--- Input for this task ---

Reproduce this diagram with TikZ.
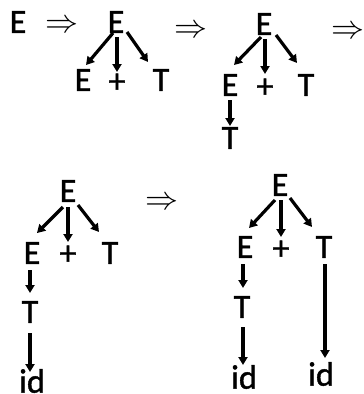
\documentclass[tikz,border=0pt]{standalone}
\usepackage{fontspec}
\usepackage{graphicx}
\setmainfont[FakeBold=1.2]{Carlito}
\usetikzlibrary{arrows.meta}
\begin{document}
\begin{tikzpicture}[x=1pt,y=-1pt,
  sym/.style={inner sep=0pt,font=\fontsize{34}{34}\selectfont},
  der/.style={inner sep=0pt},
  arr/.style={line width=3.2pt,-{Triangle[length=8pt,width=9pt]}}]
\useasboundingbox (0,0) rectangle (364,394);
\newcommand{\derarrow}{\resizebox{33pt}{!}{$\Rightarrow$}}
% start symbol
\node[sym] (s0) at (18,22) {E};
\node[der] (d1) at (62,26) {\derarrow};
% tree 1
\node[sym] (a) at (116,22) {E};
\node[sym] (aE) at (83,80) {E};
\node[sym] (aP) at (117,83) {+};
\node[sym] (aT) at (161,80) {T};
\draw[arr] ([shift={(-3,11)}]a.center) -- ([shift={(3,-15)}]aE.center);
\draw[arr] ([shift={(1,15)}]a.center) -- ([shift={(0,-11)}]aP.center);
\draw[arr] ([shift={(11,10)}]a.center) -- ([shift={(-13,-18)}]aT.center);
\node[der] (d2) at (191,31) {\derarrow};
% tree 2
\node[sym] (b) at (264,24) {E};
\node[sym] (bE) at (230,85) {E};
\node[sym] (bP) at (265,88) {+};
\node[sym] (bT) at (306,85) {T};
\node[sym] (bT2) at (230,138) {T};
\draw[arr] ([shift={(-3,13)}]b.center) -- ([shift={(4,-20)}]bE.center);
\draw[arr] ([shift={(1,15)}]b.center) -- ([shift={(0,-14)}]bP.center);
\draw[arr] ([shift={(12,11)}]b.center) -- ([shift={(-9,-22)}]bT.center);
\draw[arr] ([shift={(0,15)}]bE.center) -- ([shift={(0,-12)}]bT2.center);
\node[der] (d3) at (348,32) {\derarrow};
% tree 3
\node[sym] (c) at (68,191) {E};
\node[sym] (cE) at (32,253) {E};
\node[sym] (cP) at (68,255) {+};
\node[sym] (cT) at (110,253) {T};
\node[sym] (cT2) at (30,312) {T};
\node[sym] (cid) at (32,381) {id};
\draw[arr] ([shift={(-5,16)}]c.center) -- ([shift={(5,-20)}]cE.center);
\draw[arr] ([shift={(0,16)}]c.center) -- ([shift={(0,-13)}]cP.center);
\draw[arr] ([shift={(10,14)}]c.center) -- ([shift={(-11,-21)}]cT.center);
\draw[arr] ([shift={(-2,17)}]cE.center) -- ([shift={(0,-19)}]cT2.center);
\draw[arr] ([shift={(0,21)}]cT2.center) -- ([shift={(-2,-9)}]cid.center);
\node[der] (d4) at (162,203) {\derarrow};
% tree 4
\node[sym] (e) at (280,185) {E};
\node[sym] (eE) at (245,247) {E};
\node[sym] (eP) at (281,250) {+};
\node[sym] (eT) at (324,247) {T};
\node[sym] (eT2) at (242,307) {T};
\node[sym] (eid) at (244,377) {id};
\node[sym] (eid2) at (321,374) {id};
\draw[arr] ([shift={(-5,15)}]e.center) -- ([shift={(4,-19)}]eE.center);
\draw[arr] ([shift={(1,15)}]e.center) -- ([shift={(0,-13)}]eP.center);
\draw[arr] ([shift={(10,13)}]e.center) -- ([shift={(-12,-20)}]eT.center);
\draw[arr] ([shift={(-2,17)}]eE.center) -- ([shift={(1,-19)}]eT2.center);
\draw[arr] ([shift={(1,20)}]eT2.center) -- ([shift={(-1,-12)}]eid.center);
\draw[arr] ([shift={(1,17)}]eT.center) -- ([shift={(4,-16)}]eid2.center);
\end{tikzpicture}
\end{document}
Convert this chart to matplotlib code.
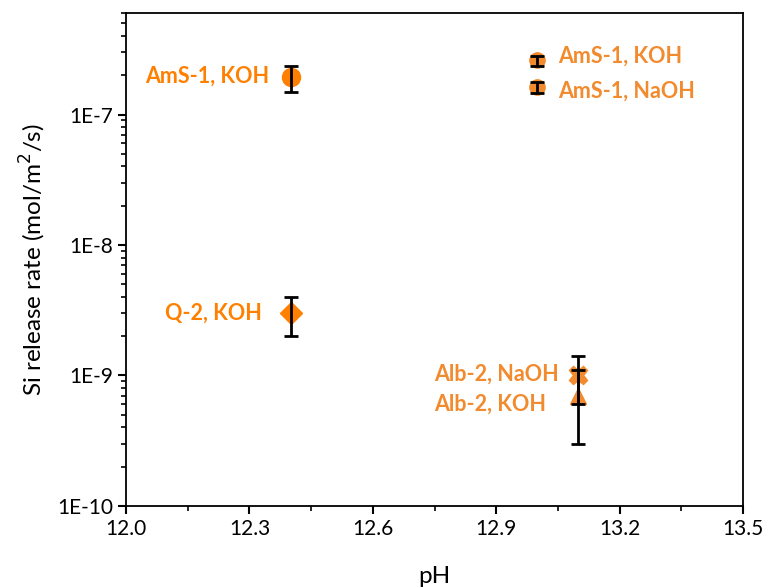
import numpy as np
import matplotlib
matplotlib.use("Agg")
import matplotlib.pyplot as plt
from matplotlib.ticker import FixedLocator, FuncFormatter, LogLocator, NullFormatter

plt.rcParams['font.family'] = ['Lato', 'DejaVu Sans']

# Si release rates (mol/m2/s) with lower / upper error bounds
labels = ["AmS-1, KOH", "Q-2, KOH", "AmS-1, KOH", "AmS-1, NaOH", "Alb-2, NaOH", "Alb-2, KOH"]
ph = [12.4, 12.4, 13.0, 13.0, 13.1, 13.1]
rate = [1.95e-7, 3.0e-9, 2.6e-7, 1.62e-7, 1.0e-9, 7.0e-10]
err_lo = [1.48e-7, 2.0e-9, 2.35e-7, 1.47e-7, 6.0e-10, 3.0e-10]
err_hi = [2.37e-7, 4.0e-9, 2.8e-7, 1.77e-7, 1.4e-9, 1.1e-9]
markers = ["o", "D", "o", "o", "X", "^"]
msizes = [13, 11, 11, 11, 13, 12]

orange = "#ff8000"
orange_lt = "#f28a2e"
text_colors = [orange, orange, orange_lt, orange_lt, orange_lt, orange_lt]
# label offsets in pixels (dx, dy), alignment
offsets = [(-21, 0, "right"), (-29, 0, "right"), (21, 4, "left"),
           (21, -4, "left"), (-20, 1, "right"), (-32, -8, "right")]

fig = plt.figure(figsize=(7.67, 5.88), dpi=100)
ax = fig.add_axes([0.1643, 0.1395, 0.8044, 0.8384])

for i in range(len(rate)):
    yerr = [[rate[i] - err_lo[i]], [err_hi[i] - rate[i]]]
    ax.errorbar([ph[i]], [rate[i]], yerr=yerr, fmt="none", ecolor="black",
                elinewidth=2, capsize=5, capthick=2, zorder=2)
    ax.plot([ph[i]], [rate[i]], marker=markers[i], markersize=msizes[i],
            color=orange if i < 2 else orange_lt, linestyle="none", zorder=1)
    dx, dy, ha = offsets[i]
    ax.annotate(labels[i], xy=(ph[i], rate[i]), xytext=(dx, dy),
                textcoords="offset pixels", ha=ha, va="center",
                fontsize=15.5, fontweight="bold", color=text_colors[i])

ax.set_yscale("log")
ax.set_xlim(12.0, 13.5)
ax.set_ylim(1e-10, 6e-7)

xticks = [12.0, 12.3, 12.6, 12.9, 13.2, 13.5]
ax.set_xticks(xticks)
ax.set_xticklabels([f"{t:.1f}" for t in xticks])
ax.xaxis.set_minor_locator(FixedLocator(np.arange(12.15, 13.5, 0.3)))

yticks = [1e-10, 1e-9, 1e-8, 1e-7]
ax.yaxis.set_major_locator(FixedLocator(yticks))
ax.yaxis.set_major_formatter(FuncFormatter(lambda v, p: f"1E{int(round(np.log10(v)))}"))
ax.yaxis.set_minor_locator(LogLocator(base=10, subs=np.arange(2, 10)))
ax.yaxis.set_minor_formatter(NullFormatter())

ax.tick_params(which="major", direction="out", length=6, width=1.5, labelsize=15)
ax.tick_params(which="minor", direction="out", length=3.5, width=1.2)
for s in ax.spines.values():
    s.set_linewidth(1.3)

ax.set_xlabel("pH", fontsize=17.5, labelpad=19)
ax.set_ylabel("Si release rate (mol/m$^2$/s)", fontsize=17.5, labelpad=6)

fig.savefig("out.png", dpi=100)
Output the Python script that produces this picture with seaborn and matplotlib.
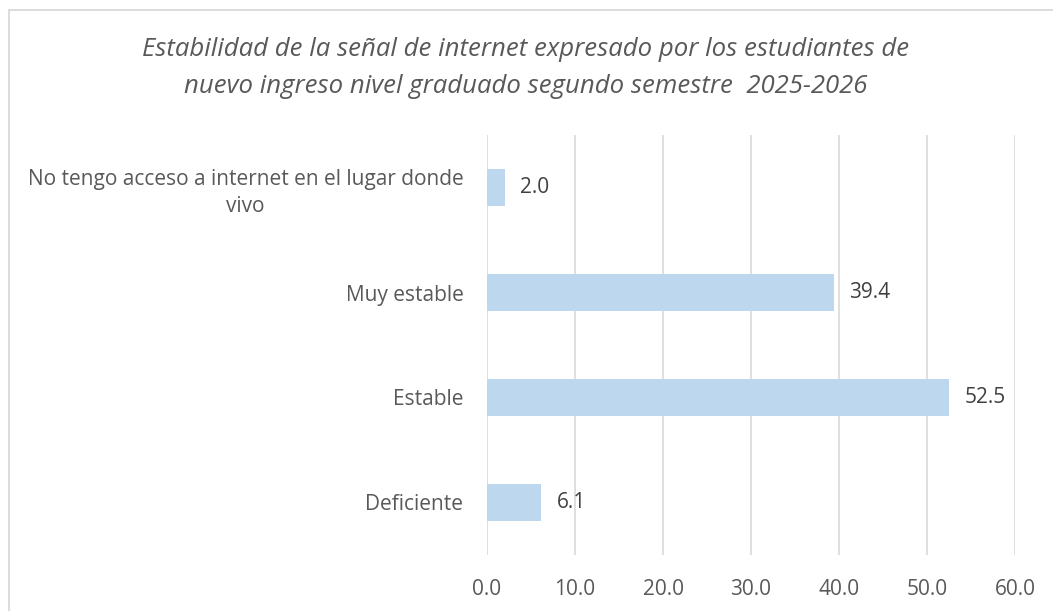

---

Short task -
The records above must be printed exactly; the pictures stay out.

Solution to the exercise -
Reproduce this diagram with TikZ.
\documentclass[tikz,border=0pt]{standalone}
\usepackage{fontspec}
\usepackage{graphicx}
\setmainfont[FakeBold=1.2]{Carlito}
\usetikzlibrary{arrows.meta}
\begin{document}
\begin{tikzpicture}[x=1pt,y=-1pt,
  sym/.style={inner sep=0pt,font=\fontsize{34}{34}\selectfont},
  der/.style={inner sep=0pt},
  arr/.style={line width=3.2pt,-{Triangle[length=8pt,width=9pt]}}]
\useasboundingbox (0,0) rectangle (364,394);
\newcommand{\derarrow}{\resizebox{33pt}{!}{$\Rightarrow$}}
% start symbol
\node[sym] (s0) at (18,22) {E};
\node[der] (d1) at (62,26) {\derarrow};
% tree 1
\node[sym] (a) at (116,22) {E};
\node[sym] (aE) at (83,80) {E};
\node[sym] (aP) at (117,83) {+};
\node[sym] (aT) at (161,80) {T};
\draw[arr] ([shift={(-3,11)}]a.center) -- ([shift={(3,-15)}]aE.center);
\draw[arr] ([shift={(1,15)}]a.center) -- ([shift={(0,-11)}]aP.center);
\draw[arr] ([shift={(11,10)}]a.center) -- ([shift={(-13,-18)}]aT.center);
\node[der] (d2) at (191,31) {\derarrow};
% tree 2
\node[sym] (b) at (264,24) {E};
\node[sym] (bE) at (230,85) {E};
\node[sym] (bP) at (265,88) {+};
\node[sym] (bT) at (306,85) {T};
\node[sym] (bT2) at (230,138) {T};
\draw[arr] ([shift={(-3,13)}]b.center) -- ([shift={(4,-20)}]bE.center);
\draw[arr] ([shift={(1,15)}]b.center) -- ([shift={(0,-14)}]bP.center);
\draw[arr] ([shift={(12,11)}]b.center) -- ([shift={(-9,-22)}]bT.center);
\draw[arr] ([shift={(0,15)}]bE.center) -- ([shift={(0,-12)}]bT2.center);
\node[der] (d3) at (348,32) {\derarrow};
% tree 3
\node[sym] (c) at (68,191) {E};
\node[sym] (cE) at (32,253) {E};
\node[sym] (cP) at (68,255) {+};
\node[sym] (cT) at (110,253) {T};
\node[sym] (cT2) at (30,312) {T};
\node[sym] (cid) at (32,381) {id};
\draw[arr] ([shift={(-5,16)}]c.center) -- ([shift={(5,-20)}]cE.center);
\draw[arr] ([shift={(0,16)}]c.center) -- ([shift={(0,-13)}]cP.center);
\draw[arr] ([shift={(10,14)}]c.center) -- ([shift={(-11,-21)}]cT.center);
\draw[arr] ([shift={(-2,17)}]cE.center) -- ([shift={(0,-19)}]cT2.center);
\draw[arr] ([shift={(0,21)}]cT2.center) -- ([shift={(-2,-9)}]cid.center);
\node[der] (d4) at (162,203) {\derarrow};
% tree 4
\node[sym] (e) at (280,185) {E};
\node[sym] (eE) at (245,247) {E};
\node[sym] (eP) at (281,250) {+};
\node[sym] (eT) at (324,247) {T};
\node[sym] (eT2) at (242,307) {T};
\node[sym] (eid) at (244,377) {id};
\node[sym] (eid2) at (321,374) {id};
\draw[arr] ([shift={(-5,15)}]e.center) -- ([shift={(4,-19)}]eE.center);
\draw[arr] ([shift={(1,15)}]e.center) -- ([shift={(0,-13)}]eP.center);
\draw[arr] ([shift={(10,13)}]e.center) -- ([shift={(-12,-20)}]eT.center);
\draw[arr] ([shift={(-2,17)}]eE.center) -- ([shift={(1,-19)}]eT2.center);
\draw[arr] ([shift={(1,20)}]eT2.center) -- ([shift={(-1,-12)}]eid.center);
\draw[arr] ([shift={(1,17)}]eT.center) -- ([shift={(4,-16)}]eid2.center);
\end{tikzpicture}
\end{document}
Convert this chart to matplotlib code.
import numpy as np
import matplotlib
matplotlib.use("Agg")
import matplotlib.pyplot as plt
from matplotlib.ticker import FixedLocator, FuncFormatter, LogLocator, NullFormatter

plt.rcParams['font.family'] = ['Lato', 'DejaVu Sans']

# Si release rates (mol/m2/s) with lower / upper error bounds
labels = ["AmS-1, KOH", "Q-2, KOH", "AmS-1, KOH", "AmS-1, NaOH", "Alb-2, NaOH", "Alb-2, KOH"]
ph = [12.4, 12.4, 13.0, 13.0, 13.1, 13.1]
rate = [1.95e-7, 3.0e-9, 2.6e-7, 1.62e-7, 1.0e-9, 7.0e-10]
err_lo = [1.48e-7, 2.0e-9, 2.35e-7, 1.47e-7, 6.0e-10, 3.0e-10]
err_hi = [2.37e-7, 4.0e-9, 2.8e-7, 1.77e-7, 1.4e-9, 1.1e-9]
markers = ["o", "D", "o", "o", "X", "^"]
msizes = [13, 11, 11, 11, 13, 12]

orange = "#ff8000"
orange_lt = "#f28a2e"
text_colors = [orange, orange, orange_lt, orange_lt, orange_lt, orange_lt]
# label offsets in pixels (dx, dy), alignment
offsets = [(-21, 0, "right"), (-29, 0, "right"), (21, 4, "left"),
           (21, -4, "left"), (-20, 1, "right"), (-32, -8, "right")]

fig = plt.figure(figsize=(7.67, 5.88), dpi=100)
ax = fig.add_axes([0.1643, 0.1395, 0.8044, 0.8384])

for i in range(len(rate)):
    yerr = [[rate[i] - err_lo[i]], [err_hi[i] - rate[i]]]
    ax.errorbar([ph[i]], [rate[i]], yerr=yerr, fmt="none", ecolor="black",
                elinewidth=2, capsize=5, capthick=2, zorder=2)
    ax.plot([ph[i]], [rate[i]], marker=markers[i], markersize=msizes[i],
            color=orange if i < 2 else orange_lt, linestyle="none", zorder=1)
    dx, dy, ha = offsets[i]
    ax.annotate(labels[i], xy=(ph[i], rate[i]), xytext=(dx, dy),
                textcoords="offset pixels", ha=ha, va="center",
                fontsize=15.5, fontweight="bold", color=text_colors[i])

ax.set_yscale("log")
ax.set_xlim(12.0, 13.5)
ax.set_ylim(1e-10, 6e-7)

xticks = [12.0, 12.3, 12.6, 12.9, 13.2, 13.5]
ax.set_xticks(xticks)
ax.set_xticklabels([f"{t:.1f}" for t in xticks])
ax.xaxis.set_minor_locator(FixedLocator(np.arange(12.15, 13.5, 0.3)))

yticks = [1e-10, 1e-9, 1e-8, 1e-7]
ax.yaxis.set_major_locator(FixedLocator(yticks))
ax.yaxis.set_major_formatter(FuncFormatter(lambda v, p: f"1E{int(round(np.log10(v)))}"))
ax.yaxis.set_minor_locator(LogLocator(base=10, subs=np.arange(2, 10)))
ax.yaxis.set_minor_formatter(NullFormatter())

ax.tick_params(which="major", direction="out", length=6, width=1.5, labelsize=15)
ax.tick_params(which="minor", direction="out", length=3.5, width=1.2)
for s in ax.spines.values():
    s.set_linewidth(1.3)

ax.set_xlabel("pH", fontsize=17.5, labelpad=19)
ax.set_ylabel("Si release rate (mol/m$^2$/s)", fontsize=17.5, labelpad=6)

fig.savefig("out.png", dpi=100)
Output the Python script that produces this picture with seaborn and matplotlib.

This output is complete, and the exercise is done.